The US's strategic petroleum reserves have dropped to their lowest level since 1985.
Stockpiles have fallen to 453 million barrels after President Joe Biden ordered a record release to ease gas prices.
Analysts say releases from global reserves have contributed to the sharp fall in oil prices.
The US's strategic oil reserves fell to their lowest level in 37 years last week as the releases ordered by President Joe Biden continued.
Strategic petroleum reserve (SPR) stockpiles fell to 453.1 million barrels in the week to Friday, according to Department of Energy data. That's the lowest level since January 1985.
Stockpiles have fallen by more than 160 million barrels this year after the White House ordered the release of record amounts of crude oil in an effort to cool sky-high gasoline prices and tamp down on inflation.
Biden said in March that the US would release 1 million barrels of oil a day for six months as energy prices spiked in the wake of Russia's invasion of Ukraine — which adds up to about 180 million barrels. The White House then said in late July the US would release another 20 million barrels.
Meanwhile, the US has pushed for other countries to release oil from their strategic reserves in an effort to boost supply and cool the pressure in the market. In March, the International Energy Agency said non-US member countries would open up an additional 60 million barrels.
Analysts have said the releases have contributed to the sharp fall in oil prices seen over the last two months, although the key driver has been fears about a global economic slowdown.

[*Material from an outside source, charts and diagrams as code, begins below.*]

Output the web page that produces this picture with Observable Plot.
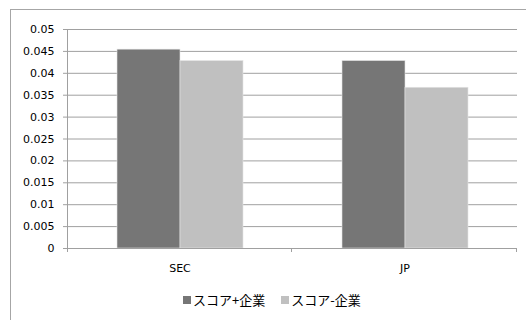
<!DOCTYPE html>
<html>
<head>
<meta charset="utf-8">
<script src="https://cdn.jsdelivr.net/npm/d3@7"></script>
<script src="https://cdn.jsdelivr.net/npm/@observablehq/plot@0.6"></script>
<style>
  html, body { margin: 0; padding: 0; background: #fff; overflow: hidden; }
  #wrap { position: relative; width: 526px; height: 320px; overflow: hidden; }
  #frame { position: absolute; left: 10px; top: 9px; width: 540px; height: 330px;
           border-left: 1px solid #a6a6a6; border-top: 1px solid #a6a6a6; }
  #chart { position: absolute; left: 0; top: 0; }
  #chart svg { color: #a0a0a0; }
  #chart svg text { fill: #000; }
  #legend { position: absolute; left: 183px; top: 292px; display: flex; align-items: center;
            font-family: "Noto Sans CJK JP", sans-serif; font-size: 13px; color: #000; line-height: 16px; }
  .item { display: flex; align-items: center; margin-right: 16px; }
  .swatch { width: 8px; height: 8px; margin-right: 2px; }
</style>
</head>
<body>
<div id="wrap">
  <div id="frame"></div>
  <div id="chart"></div>
  <div id="legend"></div>
</div>
<script>
// Categories, series and values
const categories = ["SEC", "JP"];
const seriesNames = ["スコア+企業", "スコア-企業"];
const seriesColors = ["#767676", "#c0c0c0"];
const valuesPlus = [0.0454, 0.0428];   // スコア+企業
const valuesMinus = [0.0428, 0.0367];  // スコア-企業
const yTicks = [0, 0.005, 0.01, 0.015, 0.02, 0.025, 0.03, 0.035, 0.04, 0.045, 0.05];

const rows = [];
categories.forEach((c, i) => {
  rows.push({cat: c, series: seriesNames[0], value: valuesPlus[i]});
  rows.push({cat: c, series: seriesNames[1], value: valuesMinus[i]});
});

const plot = Plot.plot({
  width: 526,
  height: 320,
  marginLeft: 67,
  marginRight: 9,
  marginTop: 29,
  marginBottom: 72,
  style: {fontFamily: "DejaVu Sans", fontSize: "11px", background: "transparent", overflow: "visible"},
  fx: {domain: categories, padding: 0, axis: "bottom", label: null, tickSize: 0, tickPadding: 16},
  x: {domain: seriesNames, paddingInner: 0, paddingOuter: 0.758, axis: null},
  y: {domain: [0, 0.05], ticks: yTicks, tickFormat: d => String(d), tickSize: 4, tickPadding: 9, label: null},
  color: {domain: seriesNames, range: seriesColors},
  marks: [
    Plot.ruleY(yTicks, {stroke: "#a0a0a0", strokeWidth: 1}),
    Plot.barY(rows, {fx: "cat", x: "series", y: "value", fill: "series", stroke: "#e4e4e4", strokeWidth: 0.6}),
    Plot.ruleY([0], {stroke: "#a0a0a0", strokeWidth: 1})
  ]
});

document.getElementById("chart").appendChild(plot);

// Axis line and category boundary ticks, placed from the chart's own scales
const fxs = plot.scale("fx");
const ys = plot.scale("y");
const [xl, xr] = fxs.range;
const y0 = ys.range[0], yTop = ys.range[1];
const step = (xr - xl) / fxs.domain.length;
const svg = d3.select(plot);
const g = svg.append("g").attr("stroke", "#a0a0a0").attr("stroke-width", 1);
g.append("line").attr("x1", xl + 0.5).attr("x2", xl + 0.5).attr("y1", yTop).attr("y2", y0 + 4);
d3.range(1, fxs.domain.length + 1).forEach(i => {
  const x = Math.round(xl + i * step) - 0.5;
  g.append("line").attr("x1", x).attr("x2", x).attr("y1", y0).attr("y2", y0 + 4);
});

// Legend
const legend = d3.select("#legend");
seriesNames.forEach((name, i) => {
  const item = legend.append("div").attr("class", "item");
  item.append("div").attr("class", "swatch").style("background", seriesColors[i]);
  item.append("span").text(name);
});
</script>
</body>
</html>
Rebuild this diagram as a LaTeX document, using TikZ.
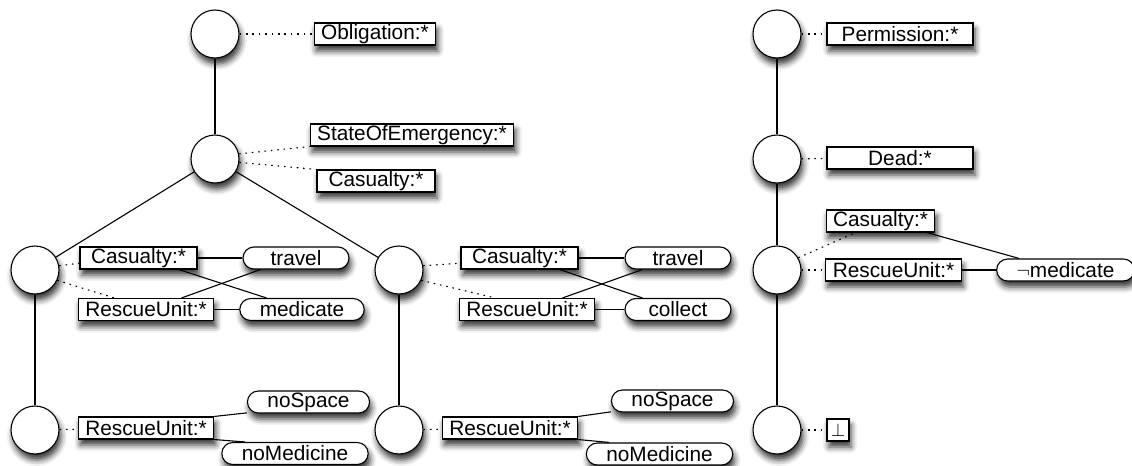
\documentclass[tikz,border=0pt]{standalone}
\usepackage{fontspec}
\setmainfont{Liberation Sans}
\usetikzlibrary{shadows.blur}

\begin{document}
\begin{tikzpicture}[x=0.5pt, y=-0.5pt, line width=0.55pt,
    every node/.style={font=\fontsize{10.4}{12}\selectfont},
    soft/.style={blur shadow={shadow xshift=1pt, shadow yshift=-3pt, shadow blur radius=3pt, shadow opacity=80}},
    world/.style={circle,draw,fill=white,minimum size=24pt,inner sep=0pt,soft},
    concept/.style={rectangle,draw,fill=white,minimum height=11pt,inner xsep=3.5pt,inner ysep=0pt,soft},
    relation/.style={rectangle,rounded corners=5.5pt,draw,fill=white,minimum height=11pt,minimum width=53pt,inner xsep=10pt,inner ysep=0pt,soft},
    link/.style={dash pattern=on 0.8pt off 2.4pt}]
    \useasboundingbox (0,0) rectangle (1132,466);

    % Obligation lattice
    \node[world] (cO) at (215,34) {};
    \node[world] (cS) at (215,159) {};
    \node[world] (cL) at (35,270) {};
    \node[world] (cM) at (399,270) {};
    \node[world] (cBL) at (35,430) {};
    \node[world] (cBM) at (399,430) {};

    \node[concept,minimum width=58pt] (ob) at (375,34) {Obligation:*};
    \node[concept,minimum width=95pt] (se) at (412,135) {StateOfEmergency:*};
    \node[concept,minimum width=59pt] (ca0) at (376,181) {Casualty:*};

    % Left world
    \node[concept,minimum width=58.5pt] (caL) at (138.5,258) {Casualty:*};
    \node[concept,minimum width=66pt] (ruL) at (146,309.5) {RescueUnit:*};
    \node[relation] (trL) at (296,258) {travel};
    \node[relation,minimum width=59pt] (meL) at (302,309.5) {medicate};

    % Middle world
    \node[concept,minimum width=58.5pt] (caM) at (519.5,258) {Casualty:*};
    \node[concept,minimum width=66pt] (ruM) at (527,309.5) {RescueUnit:*};
    \node[relation] (trM) at (678,258) {travel};
    \node[relation] (coM) at (678,309.5) {collect};

    % Bottom worlds
    \node[concept,minimum width=66pt] (ruBL) at (146,428) {RescueUnit:*};
    \node[relation,minimum width=58.5pt] (nsBL) at (308.5,402) {noSpace};
    \node[relation,minimum width=72pt] (nmBL) at (295,453.5) {noMedicine};

    \node[concept,minimum width=67pt] (ruBM) at (510,428) {RescueUnit:*};
    \node[relation,minimum width=59.5pt] (nsBM) at (672.5,401) {noSpace};
    \node[relation,minimum width=72.5pt] (nmBM) at (659.5,454) {noMedicine};

    % Permission lattice
    \node[world] (rP) at (777,34) {};
    \node[world] (rD) at (777,159) {};
    \node[world] (rC) at (777,270) {};
    \node[world] (rB) at (777,430) {};

    \node[concept,minimum width=73pt] (pe) at (900,34) {Permission:*};
    \node[concept,minimum width=73pt] (de) at (900,158) {Dead:*};
    \node[concept,minimum width=52.5pt] (caR) at (880.5,221) {Casualty:*};
    \node[concept,minimum width=66.5pt] (ruR) at (893.5,270) {RescueUnit:*};
    \node[relation,minimum width=64.5pt] (meR) at (1065.5,270) {$\neg$medicate};
    \node[concept,minimum width=11pt,inner xsep=0pt] (bo) at (838,430) {\small$\bot$};

    % lattice edges
    \draw (cO) -- (cS);
    \draw (cS) -- (cL);
    \draw (cS) -- (cM);
    \draw (cL) -- (cBL);
    \draw (cM) -- (cBM);
    \draw (rP) -- (rD) -- (rC) -- (rB);

    % world contents
    \draw[link] (cO) -- (ob);
    \draw[link] (cS.12) -- (se.south west);
    \draw[link] (cS.-8) -- (ca0.north west);

    \draw[link] (cL.10) -- (caL.185);
    \draw[link] (cL.-25) -- (ruL.160);
    \draw (caL) -- (trL);
    \draw (caL.-16) -- (meL.162);
    \draw (ruL.18) -- (trL.198);
    \draw (ruL) -- (meL);

    \draw[link] (cM.10) -- (caM.185);
    \draw[link] (cM.-25) -- (ruM.160);
    \draw (caM) -- (trM);
    \draw (caM.-16) -- (coM.162);
    \draw (ruM.18) -- (trM.198);
    \draw (ruM) -- (coM);

    \draw[link] (cBL) -- (ruBL);
    \draw (ruBL.north east) -- (nsBL.190);
    \draw (ruBL.south east) -- (nmBL.167);

    \draw[link] (cBM) -- (ruBM);
    \draw (ruBM.north east) -- (nsBM.190);
    \draw (ruBM.south east) -- (nmBM.167);

    \draw[link] (rP) -- (pe);
    \draw[link] (rD) -- (de);
    \draw[link] (rC.30) -- (caR.205);
    \draw[link] (rC) -- (ruR);
    \draw (caR.-14) -- (meR.166);
    \draw (ruR) -- (meR);
    \draw[link] (rB) -- (bo);
\end{tikzpicture}
\end{document}
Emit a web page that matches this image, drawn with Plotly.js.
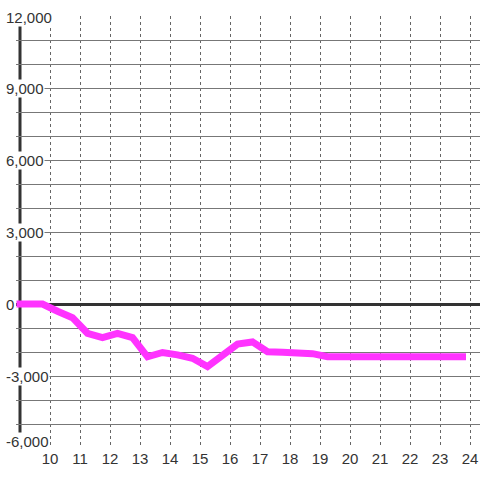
<!DOCTYPE html>
<html><head><meta charset="utf-8">
<script src="https://cdn.plot.ly/plotly-3.0.1.min.js"></script>
<style>
html,body{margin:0;padding:0;background:#fff;}
#chart{width:480px;height:480px;}
#chart .js-line{stroke-linecap:square;}
</style>
</head><body><div id="chart"></div>
<script>
const hours = [9, 9.75, 10.25, 10.75, 11.25, 11.75, 12.25, 12.75, 13.25, 13.75, 14.25, 14.75, 15.25, 15.75, 16.25, 16.75, 17.25, 17.75, 18.25, 18.75, 19.25, 19.75, 20.25, 20.75, 21.25, 21.75, 22.25, 22.75, 23.25, 23.75];
const values = [0, 0, -300, -570, -1220, -1400, -1220, -1400, -2200, -2020, -2120, -2260, -2610, -2130, -1670, -1580, -1990, -2010, -2040, -2070, -2200, -2200, -2200, -2200, -2200, -2200, -2200, -2200, -2200, -2200];
const xTickVals = [10, 11, 12, 13, 14, 15, 16, 17, 18, 19, 20, 21, 22, 23, 24];
const xTickText = ['10', '11', '12', '13', '14', '15', '16', '17', '18', '19', '20', '21', '22', '23', '24'];
const yTickVals = [-6000, -3000, 0, 3000, 6000, 9000, 12000];
const yTickText = ['-6,000', '-3,000', '0', '3,000', '6,000', '9,000', '12,000'];
const xRange = [8.8667, 24.3333];
const yRange = [-6000, 12000];
const axisX = 9;

const trace = {
  x: hours, y: values, type: 'scatter', mode: 'lines',
  line: {color: '#ff33ff', width: 7, shape: 'linear'},
  hoverinfo: 'skip'
};

const fontFam = '"Liberation Sans", Arial, sans-serif';

const layout = {
  width: 480, height: 480,
  margin: {l: 16, r: 0, t: 16, b: 32},
  paper_bgcolor: '#ffffff', plot_bgcolor: '#ffffff',
  showlegend: false,
  font: {family: fontFam, size: 15, color: '#333'},
  xaxis: {
    range: xRange, tickmode: 'array', tickvals: xTickVals, ticktext: xTickText,
    showgrid: true, gridcolor: '#666', gridwidth: 1, griddash: '3px,3px',
    zeroline: false, showline: false, ticks: '',
    tickfont: {family: fontFam, size: 15, color: '#333'}, fixedrange: true
  },
  yaxis: {
    range: yRange, tickmode: 'linear', tick0: 0, dtick: 1000,
    showticklabels: false, showgrid: true, gridcolor: '#777', gridwidth: 1,
    zeroline: true, zerolinecolor: '#333', zerolinewidth: 3,
    showline: false, ticks: '', fixedrange: true
  },
  shapes: [
    {type: 'rect', layer: 'between', xref: 'x', xsizemode: 'pixel', xanchor: axisX, x0: -6, x1: 0,
     yref: 'paper', y0: -0.01, y1: 1.01, fillcolor: '#fff', line: {width: 0}},
    {type: 'line', layer: 'between', xref: 'x', x0: axisX, x1: axisX, yref: 'paper', y0: 0, y1: 1,
     line: {color: '#333', width: 3}}
  ],
  annotations: yTickVals.map((v, i) => ({
    xref: 'x', x: axisX, yref: 'y', y: v, text: yTickText[i], showarrow: false,
    xanchor: 'left', yanchor: 'middle', xshift: -15,
    yshift: v === yRange[0] ? 7 : (v === yRange[1] ? -1 : 0),
    bgcolor: '#fff', borderpad: 0,
    font: {family: fontFam, size: 15, color: '#333'}
  }))
};

Plotly.newPlot('chart', [trace], layout, {staticPlot: true, displayModeBar: false});
</script>
</body></html>
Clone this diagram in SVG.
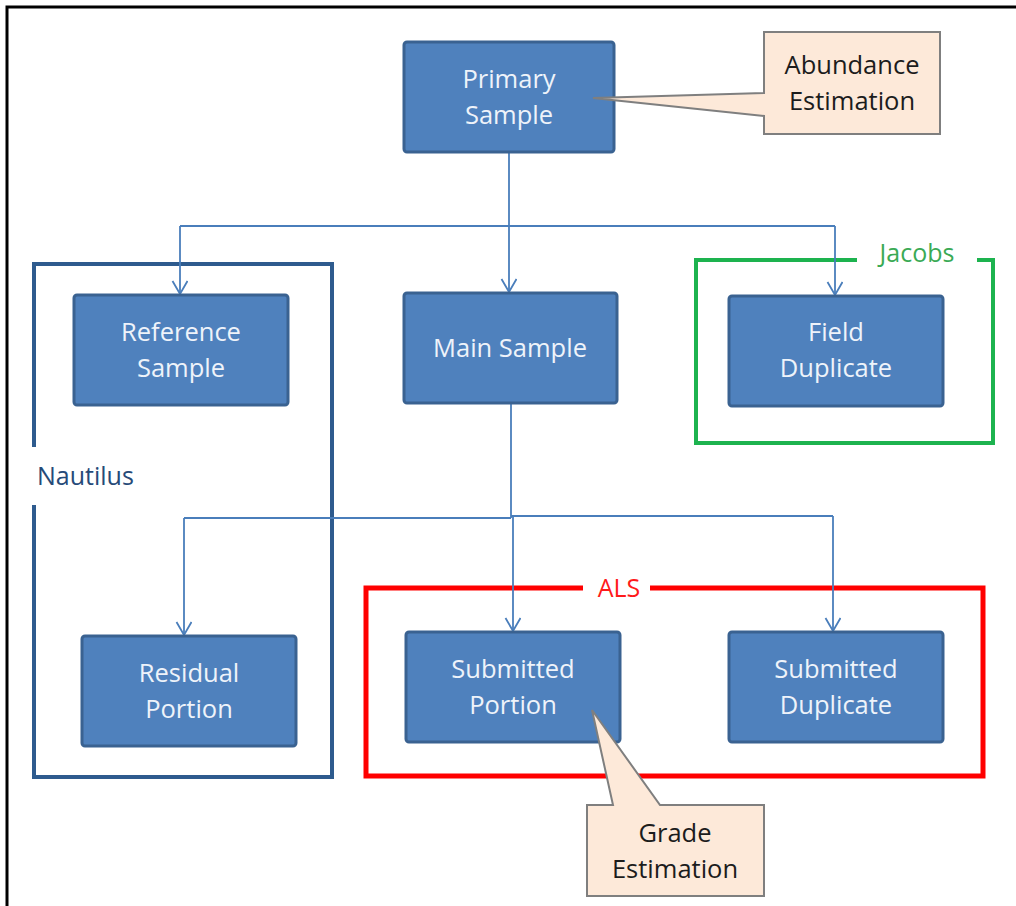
<svg xmlns="http://www.w3.org/2000/svg" width="1016" height="906" viewBox="0 0 1016 906">
<defs>
<marker id="arr" markerUnits="userSpaceOnUse" markerWidth="20" markerHeight="20" refX="14" refY="8" orient="auto" viewBox="0 0 20 20">
<path d="M1,0.5 L14,8 L1,15.5" fill="none" stroke="#4a7ebb" stroke-width="1.8"/>
</marker>
</defs>
<style>
.node{fill:#4f81bd;stroke:#3a6291;stroke-width:3}
.nt{font-family:"Open Sans","Liberation Sans",sans-serif;font-size:25.5px;fill:#eef3fa;text-anchor:middle}
.call{fill:#fde9d9;stroke:#7f7f7f;stroke-width:2;stroke-linejoin:miter}
.ct{font-family:"Open Sans","Liberation Sans",sans-serif;font-size:25.5px;fill:#1c1c1c;text-anchor:middle}
.con{fill:none;stroke:#4a7ebb;stroke-width:1.8}
.lbl{font-family:"Open Sans","Liberation Sans",sans-serif;font-size:25px}
</style>
<rect x="0" y="0" width="1016" height="906" fill="#ffffff"/>
<path d="M7,906 V7 H1016" fill="none" stroke="#000" stroke-width="3"/>

<g id="nautilus">
<path d="M34,447 V264 H332 V777 H34 V505" fill="none" stroke="#2e5b8e" stroke-width="4"/>
<text class="lbl" x="37" y="485" fill="#264a78">Nautilus</text>
</g>
<g id="jacobs">
<path d="M857,260 H696 V443 H993 V260 H977" fill="none" stroke="#1db34f" stroke-width="4"/>
<text class="lbl" x="917" y="262" fill="#3aaa55" text-anchor="middle">Jacobs</text>
</g>
<g id="als">
<path d="M583,588 H366 V776 H983 V588 H650" fill="none" stroke="#ff0000" stroke-width="5"/>
<text class="lbl" x="619" y="597" fill="#ff1a1a" text-anchor="middle">ALS</text>
</g>

<g id="connectors">
<path class="con" d="M509,152 V226"/>
<path class="con" d="M180,226 H835"/>
<path class="con" d="M180,226 V294" marker-end="url(#arr)"/>
<path class="con" d="M509,226 V292" marker-end="url(#arr)"/>
<path class="con" d="M835,226 V295" marker-end="url(#arr)"/>
<path class="con" d="M511,403 V518"/>
<path class="con" d="M184,518 H511"/>
<path class="con" d="M511,516 H833"/>
<path class="con" d="M184,518 V635" marker-end="url(#arr)"/>
<path class="con" d="M513,516 V631" marker-end="url(#arr)"/>
<path class="con" d="M833,516 V631" marker-end="url(#arr)"/>
</g>

<g id="primary">
<rect class="node" x="404" y="42" width="210" height="110" rx="3"/>
<text class="nt" x="509" y="88">Primary</text>
<text class="nt" x="509" y="124">Sample</text>
</g>
<g id="reference">
<rect class="node" x="74" y="295" width="214" height="110" rx="3"/>
<text class="nt" x="181" y="341">Reference</text>
<text class="nt" x="181" y="377">Sample</text>
</g>
<g id="main">
<rect class="node" x="404" y="293" width="213" height="110" rx="3"/>
<text class="nt" x="510" y="357">Main Sample</text>
</g>
<g id="field">
<rect class="node" x="729" y="296" width="214" height="110" rx="3"/>
<text class="nt" x="836" y="341">Field</text>
<text class="nt" x="836" y="377">Duplicate</text>
</g>
<g id="residual">
<rect class="node" x="82" y="636" width="214" height="110" rx="3"/>
<text class="nt" x="189" y="682">Residual</text>
<text class="nt" x="189" y="718">Portion</text>
</g>
<g id="submitted">
<rect class="node" x="406" y="632" width="214" height="110" rx="3"/>
<text class="nt" x="513" y="678">Submitted</text>
<text class="nt" x="513" y="714">Portion</text>
</g>
<g id="subdup">
<rect class="node" x="729" y="632" width="214" height="110" rx="3"/>
<text class="nt" x="836" y="678">Submitted</text>
<text class="nt" x="836" y="714">Duplicate</text>
</g>

<g id="abundance">
<path class="call" d="M764,32 H940 V134 H764 V116 L593,98 L764,93 Z"/>
<text class="ct" x="852" y="74">Abundance</text>
<text class="ct" x="852" y="110">Estimation</text>
</g>
<g id="grade">
<path class="call" d="M587,805 H613 L592,710 L660,805 H764 V896 H587 Z"/>
<text class="ct" x="675" y="842">Grade</text>
<text class="ct" x="675" y="878">Estimation</text>
</g>
</svg>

That decline has brought US gasoline prices down from above $5 a gallon in June to $3.89 on Tuesday, according to AAA.
"The combined international agreements will result in an estimated 260 million barrels of supply released to the global market by October," Thomas Feltmate, senior economist at TD Economics, said in a note earlier this month. "Its impact on prices can't be understated."
The US strategic petroleum reserve is kept in huge underground salt caverns at four major facilities in Texas and Louisiana. When the US releases oil from the reserves, the Department of Energy sells the crude in an auction to the highest bidder.
At its peak in 2009, the SPR held 727 million barrels of crude oil. The US consumed about 20 million barrels of oil a day on average in 2021, according to the Energy Information Agency, while it produced around 11 million barrels a day.
The Biden administration is proposing to refill the stockpiles under a plan that is likely to see it order 60 million barrels this fall, for delivery at an unspecified time in the future.